I have read, if tikz takes a raster image it is to be stored as png. Having that, tikz produces the rest of the graph around it and include the raster image in the final tex-file back again.
Now I have the following:
pic <- T
if(pic)
{
tikz(file=paste(plotpath,"Rohdaten_S1_S2_D21.tex",sep=""),width=width,height=height,engine = "pdftex",)
#png(filename=paste(plotpath,"Rohdaten_S1_S2_D6.png",sep=""),width=width,height=height,res=res,units="in")
par(mfrow=c(2,1),mar=c(1.1,3,2,0),mgp=c(1.5,0.5,0),ps=f.size,cex=1,xaxt="n")
}
if(!pic) par(mfrow=c(2,1),mar=c(1,4,3,0))
for(i in 1:2)
{
x <- sensors[[i]]$time
y <- sensors[[i]]$depth
z <- sensors[[i]]$velo
image(x,y,z)
# plot.image(x,y,z
# ,xlim=c(max(x)-400,max(x)),zlim=2*c(-1,1)
# ,xlab="",ylab="$d/\\mathrm{m}$",zlab="$v/(\\mathrm{mm/s})$"
# ,z.adj=c(0,0),ndz=5,z.cex=1
# )
abline(v=(1:10)/0.026+par("usr")[1],lty=2)
if(!pic) abline(h=(1:floor(max(y/0.02)))*0.02)
mtext(text=paste("Sensor",i),side=3,line=0.1,adj=0)
par(mar=c(3,3,0.1,0),xaxt="s")
}
title(xlab="t/s")
if(pic) dev.off()
even the simple image() function will produce a 100MB large .tex file.
No png is produced, everything is in the .tex file?!
What am I doing wrong?
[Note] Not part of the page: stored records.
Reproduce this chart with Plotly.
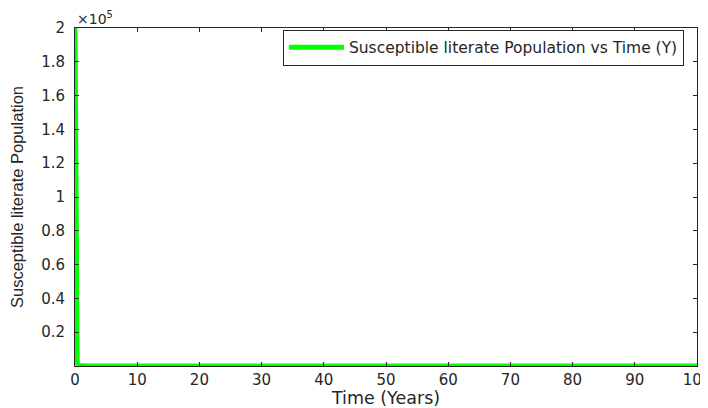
import plotly.graph_objects as go

time_years = [0, 0.2, 0.35, 0.5, 1, 2, 5, 100]
susceptible_literate = [200000, 20000, 2000, 300, 40, 5, 1, 0]

y_tick_vals = [20000, 40000, 60000, 80000, 100000, 120000, 140000, 160000, 180000, 200000]
y_tick_text = ["0.2", "0.4", "0.6", "0.8", "1", "1.2", "1.4", "1.6", "1.8", "2"]
x_tick_vals = [0, 10, 20, 30, 40, 50, 60, 70, 80, 90, 100]

TXT = "#262626"
fig = go.Figure()
fig.add_trace(go.Scatter(
    x=time_years, y=susceptible_literate, mode="lines",
    line=dict(color="#00ff00", width=5), cliponaxis=False,
    name="Susceptible literate Population vs Time (Y)",
))

tickfont = dict(family="DejaVu Sans, sans-serif", size=15, color=TXT)
fig.update_layout(
    width=700, height=400,
    margin=dict(l=67, r=11, t=20, b=42),
    paper_bgcolor="white", plot_bgcolor="white",
    font=tickfont,
    showlegend=True,
    legend=dict(x=0.979, y=0.942, xanchor="right", yanchor="middle",
                bordercolor=TXT, borderwidth=1, bgcolor="white",
                font=dict(family="DejaVu Sans, sans-serif", size=15.5, color=TXT),
                itemwidth=55, tracegroupgap=0),
    xaxis=dict(range=[0, 100], tickvals=x_tick_vals, ticks="inside", ticklen=4,
               showline=True, linecolor=TXT, linewidth=1, mirror="ticks",
               showgrid=False, zeroline=False, tickcolor=TXT, automargin=False,
               tickfont=tickfont, ticklabeloverflow="allow",
               title=dict(text="Time (Years)", standoff=3,
                          font=dict(family="DejaVu Sans, sans-serif", size=17.5, color=TXT))),
    yaxis=dict(range=[0, 200000], tickvals=y_tick_vals, ticktext=y_tick_text,
               ticks="inside", ticklen=4, ticklabelstandoff=6,
               showline=True, linecolor=TXT, linewidth=1, mirror="ticks",
               showgrid=False, zeroline=False, tickcolor=TXT, automargin=False,
               tickfont=tickfont,
               title=dict(text="Susceptible literate Population", standoff=13,
                          font=dict(family="Liberation Sans, Arial, sans-serif", size=16.5, color=TXT))),
)
fig.add_annotation(xref="paper", yref="paper", x=0.0, y=1.0, xanchor="left", yanchor="bottom",
                   text="×10<sup>5</sup>", showarrow=False, yshift=-1,
                   font=dict(family="DejaVu Sans, sans-serif", size=14, color=TXT))
fig.write_html("out.html")
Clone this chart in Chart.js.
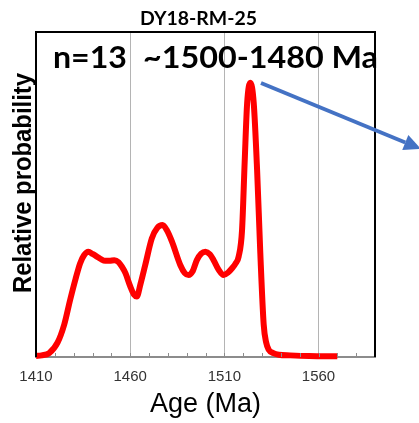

Is there a switch to be set TRUE? What do I have to do to put the rasterimage apart from the nice looking text.
Thank you for your help.
The solution is quite simple, but not obvious.
the image()-function in R produces vector graphics in the first
instance. There is a switch image(...,useRaster = T) with which
one can force the image()-function to produce raster graphics.
the image()-function aspects a regular grid (quadratic pixels). Otherwise an error occurs.
How to get a regular grid?
Suppose you have an image with the coordinates x[],y[] and the scalar matrix z[,]. Then the re-sampled regular grid can be calculated:
x.new<-seq(min(xlim),max(xlim),length.out=dim.max[1])
y.new<-seq(min(ylim),max(ylim),length.out=dim.max[2])
z<-apply(z,2,function(y,x,xout) return(approx(x,y,xout=xout+min(diff(x))/2,method="constant",rule=2)$y),x,x.new)
z<-t(apply(z,1,function(y,x,xout) return(approx(x,y,xout=xout+min(diff(x))/2,method="constant",rule=2)$y),y,y.new))
tikz(file ='a.tex',width = 2, height = 2)
image(x,y,z,useRaster = T)
dev.off()
The important things are the method = "constant" and the rule = 2 statements in the approx()-function. These enables a "shifting" to the regular grid.
Applying all this and tikz() will split the picture in a a.tex-file and a a_ras1.png-file.
I hope this will help sombody programming R and using tikzDevice to produce pictures for tex documents.